Set out 8 slices rye bread, some corned beef, Swiss cheese, and drained sauerkraut for easy layering. And don’t forget about the salted or unsalted butter; make sure it’s softened to room temperature for easy spreading.
2. Build the Reuben sandwiches
Spread Thousand Island dressing onto one side of each slice of bread. Top them with slices of Swiss cheese. Then top 4 slices of rye with corned beef, followed by about 1/4 cup sauerkraut. Flip the remaining 4 slices of rye bread, Swiss cheese slices down, on top of the sauerkraut. Spread 2 tablespoons butter onto the top slices of bread.
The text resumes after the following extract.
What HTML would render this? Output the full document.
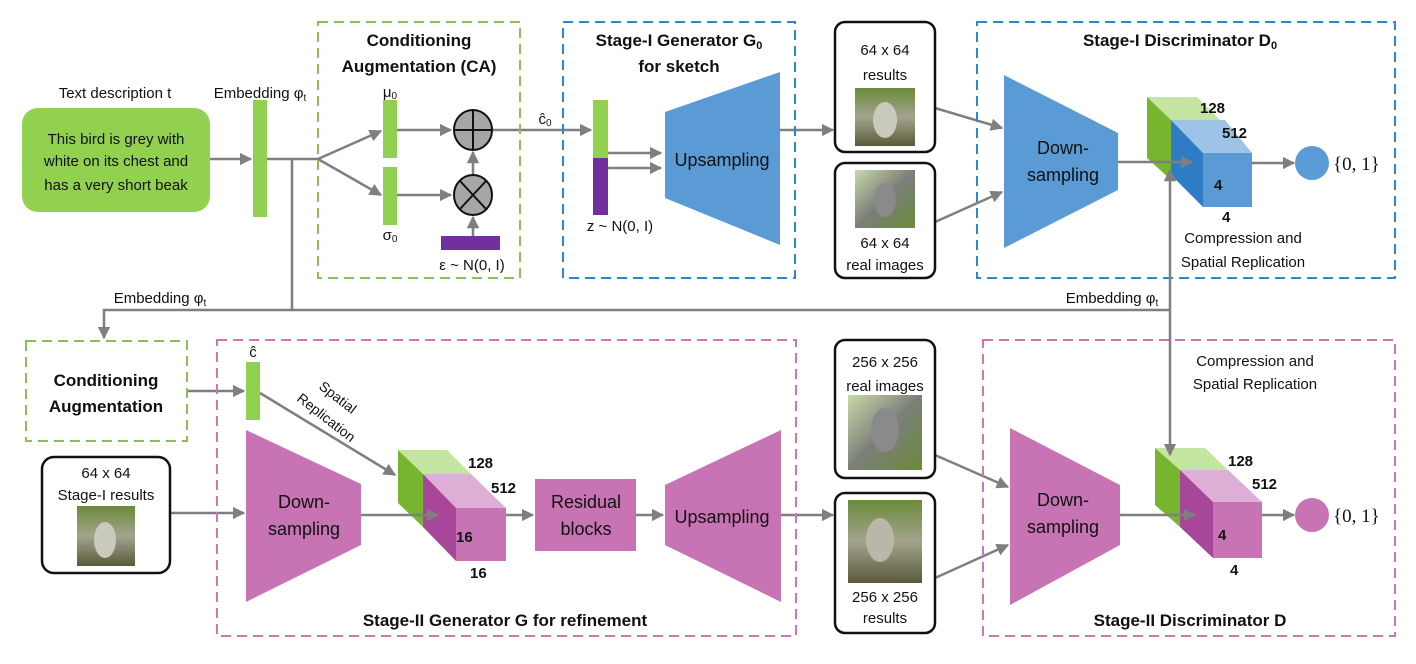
<!DOCTYPE html>
<html><head><meta charset="utf-8"><style>
html,body{margin:0;padding:0;background:#fff;}
svg{display:block;font-family:"Liberation Sans",sans-serif;}
</style></head><body>
<svg width="1416" height="664" viewBox="0 0 1416 664" xmlns="http://www.w3.org/2000/svg">
<defs>
<marker id="ar" viewBox="0 0 10 10" refX="9" refY="5" markerWidth="5" markerHeight="5" orient="auto"><path d="M0,0 L10,5 L0,10 z" fill="#7f7f7f"/></marker>
<linearGradient id="bird1" x1="0" y1="0" x2="0" y2="1"><stop offset="0" stop-color="#6c8a3c"/><stop offset="0.5" stop-color="#a2a48c"/><stop offset="1" stop-color="#5a5a3a"/></linearGradient>
<linearGradient id="bird2" x1="0" y1="0" x2="1" y2="1"><stop offset="0" stop-color="#c9d9a9"/><stop offset="0.5" stop-color="#7b7f78"/><stop offset="1" stop-color="#6a8a3a"/></linearGradient>
</defs>
<g stroke="#7f7f7f" stroke-width="2.5" fill="none">
<line x1="210" y1="159" x2="251" y2="159" marker-end="url(#ar)"/>
<polyline points="267,159 318,159"/>
<line x1="318" y1="159" x2="381" y2="131" marker-end="url(#ar)"/>
<line x1="318" y1="159" x2="381" y2="195" marker-end="url(#ar)"/>
<line x1="397" y1="130" x2="451" y2="130" marker-end="url(#ar)"/>
<line x1="397" y1="195" x2="451" y2="195" marker-end="url(#ar)"/>
<line x1="473" y1="175" x2="473" y2="152" marker-end="url(#ar)"/>
<line x1="473" y1="236" x2="473" y2="217" marker-end="url(#ar)"/>
<line x1="493" y1="130" x2="591" y2="130" marker-end="url(#ar)"/>
<line x1="608" y1="153" x2="661" y2="153" marker-end="url(#ar)"/>
<line x1="608" y1="168" x2="661" y2="168" marker-end="url(#ar)"/>
<line x1="780" y1="130" x2="833" y2="130" marker-end="url(#ar)"/>
<line x1="935" y1="108" x2="1002" y2="128" marker-end="url(#ar)"/>
<line x1="935" y1="222" x2="1002" y2="192" marker-end="url(#ar)"/>
<line x1="1252" y1="163" x2="1294" y2="163" marker-end="url(#ar)"/>
<polyline points="292,159 292,310 104,310 104,338" marker-end="url(#ar)"/>
<line x1="292" y1="310" x2="1170" y2="310"/>
<line x1="187" y1="391" x2="244" y2="391" marker-end="url(#ar)"/>
<line x1="170" y1="513" x2="244" y2="513" marker-end="url(#ar)"/>
<line x1="506" y1="515" x2="533" y2="515" marker-end="url(#ar)"/>
<line x1="636" y1="515" x2="663" y2="515" marker-end="url(#ar)"/>
<line x1="781" y1="515" x2="833" y2="515" marker-end="url(#ar)"/>
<line x1="935" y1="455" x2="1008" y2="487" marker-end="url(#ar)"/>
<line x1="935" y1="578" x2="1008" y2="545" marker-end="url(#ar)"/>
<line x1="1262" y1="515" x2="1294" y2="515" marker-end="url(#ar)"/>
</g>
<g fill="none" stroke-width="2" stroke-dasharray="10,6">
<rect x="318" y="22" width="202" height="256" stroke="#8cc152"/>
<rect x="563" y="22" width="232" height="256" stroke="#2e86d0"/>
<rect x="977" y="22" width="418" height="256" stroke="#2e86d0"/>
<rect x="26" y="341" width="161" height="100" stroke="#8cc152"/>
<rect x="217" y="340" width="579" height="296" stroke="#c977bb"/>
<rect x="983" y="340" width="412" height="296" stroke="#c977bb"/>
</g>
<rect x="22" y="108" width="188" height="104" rx="16" fill="#92d050"/>
<g font-size="15" fill="#111" text-anchor="middle">
<text x="116" y="144">This bird is grey with</text>
<text x="116" y="166">white on its chest and</text>
<text x="116" y="190">has a very short beak</text>
<text x="115" y="98">Text description t</text>
<text x="260" y="98">Embedding φ<tspan font-size="10" dy="3">t</tspan></text>
<text x="160" y="303">Embedding φ<tspan font-size="10" dy="3">t</tspan></text>
<text x="1112" y="303">Embedding φ<tspan font-size="10" dy="3">t</tspan></text>
<text x="390" y="97">μ<tspan font-size="10" dy="2">0</tspan></text>
<text x="390" y="240">σ<tspan font-size="10" dy="2">0</tspan></text>
<text x="472" y="270">ε ~ N(0, I)</text>
<text x="545" y="124">ĉ<tspan font-size="10" dy="2">0</tspan></text>
<text x="620" y="231">z ~ N(0, I)</text>
<text x="885" y="55">64 x 64</text>
<text x="885" y="80">results</text>
<text x="885" y="248">64 x 64</text>
<text x="885" y="270">real images</text>
<text x="1243" y="243">Compression and</text>
<text x="1243" y="267">Spatial Replication</text>
<text x="1255" y="366">Compression and</text>
<text x="1255" y="389">Spatial Replication</text>
<text x="253" y="357">ĉ</text>
<text x="106" y="478">64 x 64</text>
<text x="106" y="500">Stage-I results</text>
<text x="885" y="367">256 x 256</text>
<text x="885" y="391">real images</text>
<text x="885" y="602">256 x 256</text>
<text x="885" y="623">results</text>
</g>
<g font-size="17" font-weight="bold" fill="#111" text-anchor="middle">
<text x="419" y="46">Conditioning</text>
<text x="419" y="72">Augmentation (CA)</text>
<text x="679" y="46">Stage-I Generator G<tspan font-size="11" dy="3">0</tspan></text>
<text x="679" y="72">for sketch</text>
<text x="1180" y="46">Stage-I Discriminator D<tspan font-size="11" dy="3">0</tspan></text>
<text x="106" y="386">Conditioning</text>
<text x="106" y="412">Augmentation</text>
<text x="505" y="626">Stage-II Generator G for refinement</text>
<text x="1190" y="626">Stage-II Discriminator D</text>
</g>
<rect x="253" y="100" width="14" height="117" fill="#92d050"/>
<rect x="383" y="100" width="14" height="58" fill="#92d050"/>
<rect x="383" y="167" width="14" height="58" fill="#92d050"/>
<rect x="441" y="236" width="59" height="14" fill="#7030a0"/>
<rect x="593" y="100" width="15" height="58" fill="#92d050"/>
<rect x="593" y="158" width="15" height="57" fill="#7030a0"/>
<rect x="246" y="362" width="14" height="58" fill="#92d050"/>
<g stroke="#111" stroke-width="2" fill="#a6a6a6">
<ellipse cx="473" cy="130" rx="19" ry="20"/><line x1="454" y1="130" x2="492" y2="130"/><line x1="473" y1="110" x2="473" y2="150"/>
<ellipse cx="473" cy="195" rx="19" ry="20"/><line x1="460" y1="181" x2="486" y2="209"/><line x1="486" y1="181" x2="460" y2="209"/>
</g>
<polygon points="665,112 780,72 780,245 665,198" fill="#5b9bd5"/>
<text x="722" y="166" font-size="18" text-anchor="middle" fill="#111">Upsampling</text>
<polygon points="1004,75 1118,133 1118,190 1004,248" fill="#5b9bd5"/>
<text x="1063" y="154" font-size="18" text-anchor="middle" fill="#111">Down-</text>
<text x="1063" y="181" font-size="18" text-anchor="middle" fill="#111">sampling</text>
<g fill="none" stroke="#111" stroke-width="2.5">
<rect x="835" y="22" width="100" height="130" rx="10"/>
<rect x="835" y="163" width="100" height="115" rx="10"/>
<rect x="42" y="457" width="128" height="116" rx="12"/>
<rect x="835" y="340" width="100" height="138" rx="10"/>
<rect x="835" y="493" width="100" height="140" rx="10"/>
</g>
<rect x="855" y="88" width="60" height="58" fill="url(#bird1)"/>
<rect x="855" y="170" width="60" height="58" fill="url(#bird2)"/>
<rect x="77" y="506" width="58" height="60" fill="url(#bird1)"/>
<rect x="848" y="395" width="74" height="75" fill="url(#bird2)"/>
<rect x="848" y="500" width="74" height="83" fill="url(#bird1)"/>
<ellipse cx="885" cy="120" rx="12" ry="18" fill="#c9c9bd"/>
<ellipse cx="885" cy="200" rx="11" ry="17" fill="#8a8a8a"/>
<ellipse cx="105" cy="540" rx="11" ry="18" fill="#c9c9bd"/>
<ellipse cx="885" cy="430" rx="14" ry="22" fill="#8a8a8a"/>
<ellipse cx="880" cy="540" rx="14" ry="22" fill="#b9b8a8"/>
<polygon points="1147,97 1197,97 1220,120 1171,120" fill="#c4e5a0"/>
<polygon points="1147,97 1171,120 1171,180 1147,158" fill="#77b52f"/>
<polygon points="1171,120 1225,120 1252,153 1203,153" fill="#9dc3e6"/>
<polygon points="1171,120 1203,153 1203,207 1171,175" fill="#2e7cc4"/>
<rect x="1203" y="153" width="49" height="54" fill="#5b9bd5"/>
<g font-size="15" font-weight="bold" fill="#111">
<text x="1200" y="113">128</text><text x="1222" y="138">512</text><text x="1214" y="190">4</text><text x="1222" y="222">4</text>
</g>
<circle cx="1312" cy="163" r="17" fill="#5b9bd5"/>
<text x="1333" y="170" font-size="19" font-family="Liberation Serif,serif" fill="#111">{0, 1}</text>
<polygon points="246,430 361,484 361,545 246,602" fill="#c773b4"/>
<text x="304" y="508" font-size="18" text-anchor="middle" fill="#111">Down-</text>
<text x="304" y="535" font-size="18" text-anchor="middle" fill="#111">sampling</text>
<polygon points="398,450 447,450 471,474 423,474" fill="#c4e5a0"/>
<polygon points="398,450 423,474 423,527 398,503" fill="#77b52f"/>
<polygon points="423,474 471,474 506,508 456,508" fill="#deaed6"/>
<polygon points="423,474 456,508 456,561 423,527" fill="#a8479a"/>
<rect x="456" y="508" width="50" height="53" fill="#c773b4"/>
<g font-size="15" font-weight="bold" fill="#111">
<text x="468" y="468">128</text><text x="491" y="493">512</text><text x="456" y="542">16</text><text x="470" y="578">16</text>
</g>
<rect x="535" y="479" width="101" height="72" fill="#c773b4"/>
<text x="586" y="508" font-size="18" text-anchor="middle" fill="#111">Residual</text>
<text x="586" y="535" font-size="18" text-anchor="middle" fill="#111">blocks</text>
<polygon points="665,485 781,430 781,602 665,545" fill="#c773b4"/>
<text x="722" y="523" font-size="18" text-anchor="middle" fill="#111">Upsampling</text>
<text font-size="14" fill="#111" transform="translate(318,388) rotate(38)">Spatial</text>
<text font-size="14" fill="#111" transform="translate(296,400) rotate(38)">Replication</text>
<polygon points="1010,428 1120,485 1120,545 1010,605" fill="#c773b4"/>
<text x="1063" y="506" font-size="18" text-anchor="middle" fill="#111">Down-</text>
<text x="1063" y="533" font-size="18" text-anchor="middle" fill="#111">sampling</text>
<polygon points="1155,448 1205,448 1228,470 1180,470" fill="#c4e5a0"/>
<polygon points="1155,448 1180,470 1180,527 1155,505" fill="#77b52f"/>
<polygon points="1180,470 1228,470 1262,502 1213,502" fill="#deaed6"/>
<polygon points="1180,470 1213,502 1213,558 1180,527" fill="#a8479a"/>
<rect x="1213" y="502" width="49" height="56" fill="#c773b4"/>
<g font-size="15" font-weight="bold" fill="#111">
<text x="1228" y="466">128</text><text x="1252" y="489">512</text><text x="1218" y="540">4</text><text x="1230" y="575">4</text>
</g>
<circle cx="1312" cy="515" r="17" fill="#c773b4"/>
<text x="1333" y="522" font-size="19" font-family="Liberation Serif,serif" fill="#111">{0, 1}</text>
<g stroke="#7f7f7f" stroke-width="2.5" fill="none">
<line x1="1118" y1="162" x2="1192" y2="162" marker-end="url(#ar)"/>
<line x1="1170" y1="310" x2="1170" y2="170" marker-end="url(#ar)"/>
<line x1="1170" y1="310" x2="1170" y2="455" marker-end="url(#ar)"/>
<line x1="361" y1="515" x2="438" y2="515" marker-end="url(#ar)"/>
<line x1="1120" y1="515" x2="1195" y2="515" marker-end="url(#ar)"/>
<line x1="260" y1="393" x2="395" y2="475" marker-end="url(#ar)"/>
</g>
</svg>
</body></html>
3. Cook the Reuben sandwiches
Photo by Ashley Strickland Freeman
Making this recipe couldn’t be easier, but I’ve got three important tips to make these the best Reuben sandwiches ever.
Heat a large cast-iron skillet over medium-low heat. Add two of the sandwiches, buttered sides down, into the hot skillet.
Tip 1: Cover the cast-iron with a lid and cook until the bread is golden brown. Covering the skillet helps the Swiss cheese become melty without over-toasting the bread.
Uncover the cast-iron skillet and spread butter on the top bread slices before flipping them and cooking, covered, until they're golden brown on the other side.
Tip 2: If you're not ready to serve, transfer the hot sandwiches to a cooling rack so they won’t get soggy while you cook the remaining sandwiches.
Tip 3: Don’t leave sandwiches covered in the frying pan, as moisture from condensation will make the bread soggy.
Get our classic Reuben sandwich recipe
If you’re like my mom (and me!) and can’t resist ordering a Reuben sandwich when it’s on a deli menu, you’re going to love being able to make them at home. Total time: 30 minutes.
It’s hard to resist a griddled sandwich stuffed with melty Swiss cheese, tangy sauerkraut, sweet Thousand Island dressing, and salty corned beef. And now you don’t have to.